The request> Give the data again exactly as written, skipping any pictures.

Data shown>
-.-.-

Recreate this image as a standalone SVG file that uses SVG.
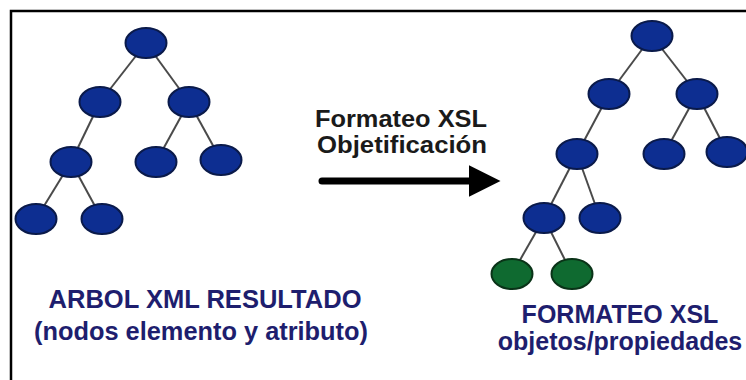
<svg xmlns="http://www.w3.org/2000/svg" width="746" height="380" viewBox="0 0 746 380">
<style>
.edge{stroke:#4a4a4a;stroke-width:2;fill:none}
.blue{fill:#0d2e91;stroke:#0a1a4a;stroke-width:2}
.green{fill:#0f6a30;stroke:#0a3318;stroke-width:2}
.lbl{font-family:"Liberation Sans",Arial,sans-serif;font-weight:bold;font-size:25px;fill:#1e1e6e;text-anchor:middle}
.mid{font-family:"Liberation Sans",Arial,sans-serif;font-weight:bold;font-size:23px;fill:#1a1a1a}
.frame{stroke:#000;stroke-width:2.5;fill:none}
</style>
<defs>
<marker id="ah" viewBox="0 0 10 10" refX="0" refY="5" markerWidth="4.5" markerHeight="4.5" orient="auto" markerUnits="strokeWidth">
<path d="M0,0 L10,5 L0,10 z" fill="#000"/>
</marker>
</defs>
<rect width="746" height="380" fill="#fff"/>
<path class="frame" d="M11,380 V11 H746"/>
<g id="connectors">
<line class="edge" x1="146" y1="43" x2="100" y2="102"/>
<line class="edge" x1="146" y1="43" x2="189" y2="102"/>
<line class="edge" x1="100" y1="102" x2="71" y2="162"/>
<line class="edge" x1="189" y1="102" x2="156" y2="162"/>
<line class="edge" x1="189" y1="102" x2="221" y2="160"/>
<line class="edge" x1="71" y1="162" x2="36" y2="219"/>
<line class="edge" x1="71" y1="162" x2="102" y2="219"/>
<line class="edge" x1="652" y1="36" x2="609" y2="94"/>
<line class="edge" x1="652" y1="36" x2="697" y2="94"/>
<line class="edge" x1="609" y1="94" x2="577" y2="154"/>
<line class="edge" x1="697" y1="94" x2="664" y2="154"/>
<line class="edge" x1="697" y1="94" x2="727" y2="152"/>
<line class="edge" x1="577" y1="154" x2="544" y2="218"/>
<line class="edge" x1="577" y1="154" x2="600" y2="218"/>
<line class="edge" x1="544" y1="218" x2="512" y2="274"/>
<line class="edge" x1="544" y1="218" x2="572" y2="274"/>
<line x1="322" y1="181" x2="469" y2="181" stroke="#000" stroke-width="7" stroke-linecap="round" marker-end="url(#ah)"/>
</g>
<g id="l-root"><ellipse class="blue" cx="146" cy="43" rx="20.5" ry="15"/></g>
<g id="l-a"><ellipse class="blue" cx="100" cy="102" rx="20.5" ry="15"/></g>
<g id="l-b"><ellipse class="blue" cx="189" cy="102" rx="20.5" ry="15"/></g>
<g id="l-c"><ellipse class="blue" cx="71" cy="162" rx="20.5" ry="15"/></g>
<g id="l-d"><ellipse class="blue" cx="156" cy="162" rx="20.5" ry="15"/></g>
<g id="l-e"><ellipse class="blue" cx="221" cy="160" rx="20.5" ry="15"/></g>
<g id="l-f"><ellipse class="blue" cx="36" cy="219" rx="20.5" ry="15"/></g>
<g id="l-g"><ellipse class="blue" cx="102" cy="219" rx="20.5" ry="15"/></g>
<g id="r-root"><ellipse class="blue" cx="652" cy="36" rx="20.5" ry="15"/></g>
<g id="r-a"><ellipse class="blue" cx="609" cy="94" rx="20.5" ry="15"/></g>
<g id="r-b"><ellipse class="blue" cx="697" cy="94" rx="20.5" ry="15"/></g>
<g id="r-c"><ellipse class="blue" cx="577" cy="154" rx="20.5" ry="15"/></g>
<g id="r-d"><ellipse class="blue" cx="664" cy="154" rx="20.5" ry="15"/></g>
<g id="r-e"><ellipse class="blue" cx="727" cy="152" rx="20.5" ry="15"/></g>
<g id="r-f"><ellipse class="blue" cx="544" cy="218" rx="20.5" ry="15"/></g>
<g id="r-g"><ellipse class="blue" cx="600" cy="218" rx="20.5" ry="15"/></g>
<g id="r-h"><ellipse class="green" cx="512" cy="274" rx="20.5" ry="15"/></g>
<g id="r-i"><ellipse class="green" cx="572" cy="274" rx="20.5" ry="15"/></g>
<g id="labels">
<text class="lbl" x="205" y="308" textLength="313" lengthAdjust="spacingAndGlyphs">ARBOL XML RESULTADO</text>
<text class="lbl" x="201" y="340" textLength="334" lengthAdjust="spacingAndGlyphs">(nodos elemento y atributo)</text>
<text class="lbl" x="620" y="323">FORMATEO XSL</text>
<text class="lbl" x="620" y="350">objetos/propiedades</text>
<text class="mid" x="315" y="127" textLength="172" lengthAdjust="spacingAndGlyphs">Formateo XSL</text>
<text class="mid" x="317" y="153" textLength="170" lengthAdjust="spacingAndGlyphs">Objetificación</text>
</g>
</svg>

-.-.-

Answer for the task>
Recreate this image as a standalone SVG file that uses SVG.
<svg xmlns="http://www.w3.org/2000/svg" width="746" height="380" viewBox="0 0 746 380">
<style>
.edge{stroke:#4a4a4a;stroke-width:2;fill:none}
.blue{fill:#0d2e91;stroke:#0a1a4a;stroke-width:2}
.green{fill:#0f6a30;stroke:#0a3318;stroke-width:2}
.lbl{font-family:"Liberation Sans",Arial,sans-serif;font-weight:bold;font-size:25px;fill:#1e1e6e;text-anchor:middle}
.mid{font-family:"Liberation Sans",Arial,sans-serif;font-weight:bold;font-size:23px;fill:#1a1a1a}
.frame{stroke:#000;stroke-width:2.5;fill:none}
</style>
<defs>
<marker id="ah" viewBox="0 0 10 10" refX="0" refY="5" markerWidth="4.5" markerHeight="4.5" orient="auto" markerUnits="strokeWidth">
<path d="M0,0 L10,5 L0,10 z" fill="#000"/>
</marker>
</defs>
<rect width="746" height="380" fill="#fff"/>
<path class="frame" d="M11,380 V11 H746"/>
<g id="connectors">
<line class="edge" x1="146" y1="43" x2="100" y2="102"/>
<line class="edge" x1="146" y1="43" x2="189" y2="102"/>
<line class="edge" x1="100" y1="102" x2="71" y2="162"/>
<line class="edge" x1="189" y1="102" x2="156" y2="162"/>
<line class="edge" x1="189" y1="102" x2="221" y2="160"/>
<line class="edge" x1="71" y1="162" x2="36" y2="219"/>
<line class="edge" x1="71" y1="162" x2="102" y2="219"/>
<line class="edge" x1="652" y1="36" x2="609" y2="94"/>
<line class="edge" x1="652" y1="36" x2="697" y2="94"/>
<line class="edge" x1="609" y1="94" x2="577" y2="154"/>
<line class="edge" x1="697" y1="94" x2="664" y2="154"/>
<line class="edge" x1="697" y1="94" x2="727" y2="152"/>
<line class="edge" x1="577" y1="154" x2="544" y2="218"/>
<line class="edge" x1="577" y1="154" x2="600" y2="218"/>
<line class="edge" x1="544" y1="218" x2="512" y2="274"/>
<line class="edge" x1="544" y1="218" x2="572" y2="274"/>
<line x1="322" y1="181" x2="469" y2="181" stroke="#000" stroke-width="7" stroke-linecap="round" marker-end="url(#ah)"/>
</g>
<g id="l-root"><ellipse class="blue" cx="146" cy="43" rx="20.5" ry="15"/></g>
<g id="l-a"><ellipse class="blue" cx="100" cy="102" rx="20.5" ry="15"/></g>
<g id="l-b"><ellipse class="blue" cx="189" cy="102" rx="20.5" ry="15"/></g>
<g id="l-c"><ellipse class="blue" cx="71" cy="162" rx="20.5" ry="15"/></g>
<g id="l-d"><ellipse class="blue" cx="156" cy="162" rx="20.5" ry="15"/></g>
<g id="l-e"><ellipse class="blue" cx="221" cy="160" rx="20.5" ry="15"/></g>
<g id="l-f"><ellipse class="blue" cx="36" cy="219" rx="20.5" ry="15"/></g>
<g id="l-g"><ellipse class="blue" cx="102" cy="219" rx="20.5" ry="15"/></g>
<g id="r-root"><ellipse class="blue" cx="652" cy="36" rx="20.5" ry="15"/></g>
<g id="r-a"><ellipse class="blue" cx="609" cy="94" rx="20.5" ry="15"/></g>
<g id="r-b"><ellipse class="blue" cx="697" cy="94" rx="20.5" ry="15"/></g>
<g id="r-c"><ellipse class="blue" cx="577" cy="154" rx="20.5" ry="15"/></g>
<g id="r-d"><ellipse class="blue" cx="664" cy="154" rx="20.5" ry="15"/></g>
<g id="r-e"><ellipse class="blue" cx="727" cy="152" rx="20.5" ry="15"/></g>
<g id="r-f"><ellipse class="blue" cx="544" cy="218" rx="20.5" ry="15"/></g>
<g id="r-g"><ellipse class="blue" cx="600" cy="218" rx="20.5" ry="15"/></g>
<g id="r-h"><ellipse class="green" cx="512" cy="274" rx="20.5" ry="15"/></g>
<g id="r-i"><ellipse class="green" cx="572" cy="274" rx="20.5" ry="15"/></g>
<g id="labels">
<text class="lbl" x="205" y="308" textLength="313" lengthAdjust="spacingAndGlyphs">ARBOL XML RESULTADO</text>
<text class="lbl" x="201" y="340" textLength="334" lengthAdjust="spacingAndGlyphs">(nodos elemento y atributo)</text>
<text class="lbl" x="620" y="323">FORMATEO XSL</text>
<text class="lbl" x="620" y="350">objetos/propiedades</text>
<text class="mid" x="315" y="127" textLength="172" lengthAdjust="spacingAndGlyphs">Formateo XSL</text>
<text class="mid" x="317" y="153" textLength="170" lengthAdjust="spacingAndGlyphs">Objetificación</text>
</g>
</svg>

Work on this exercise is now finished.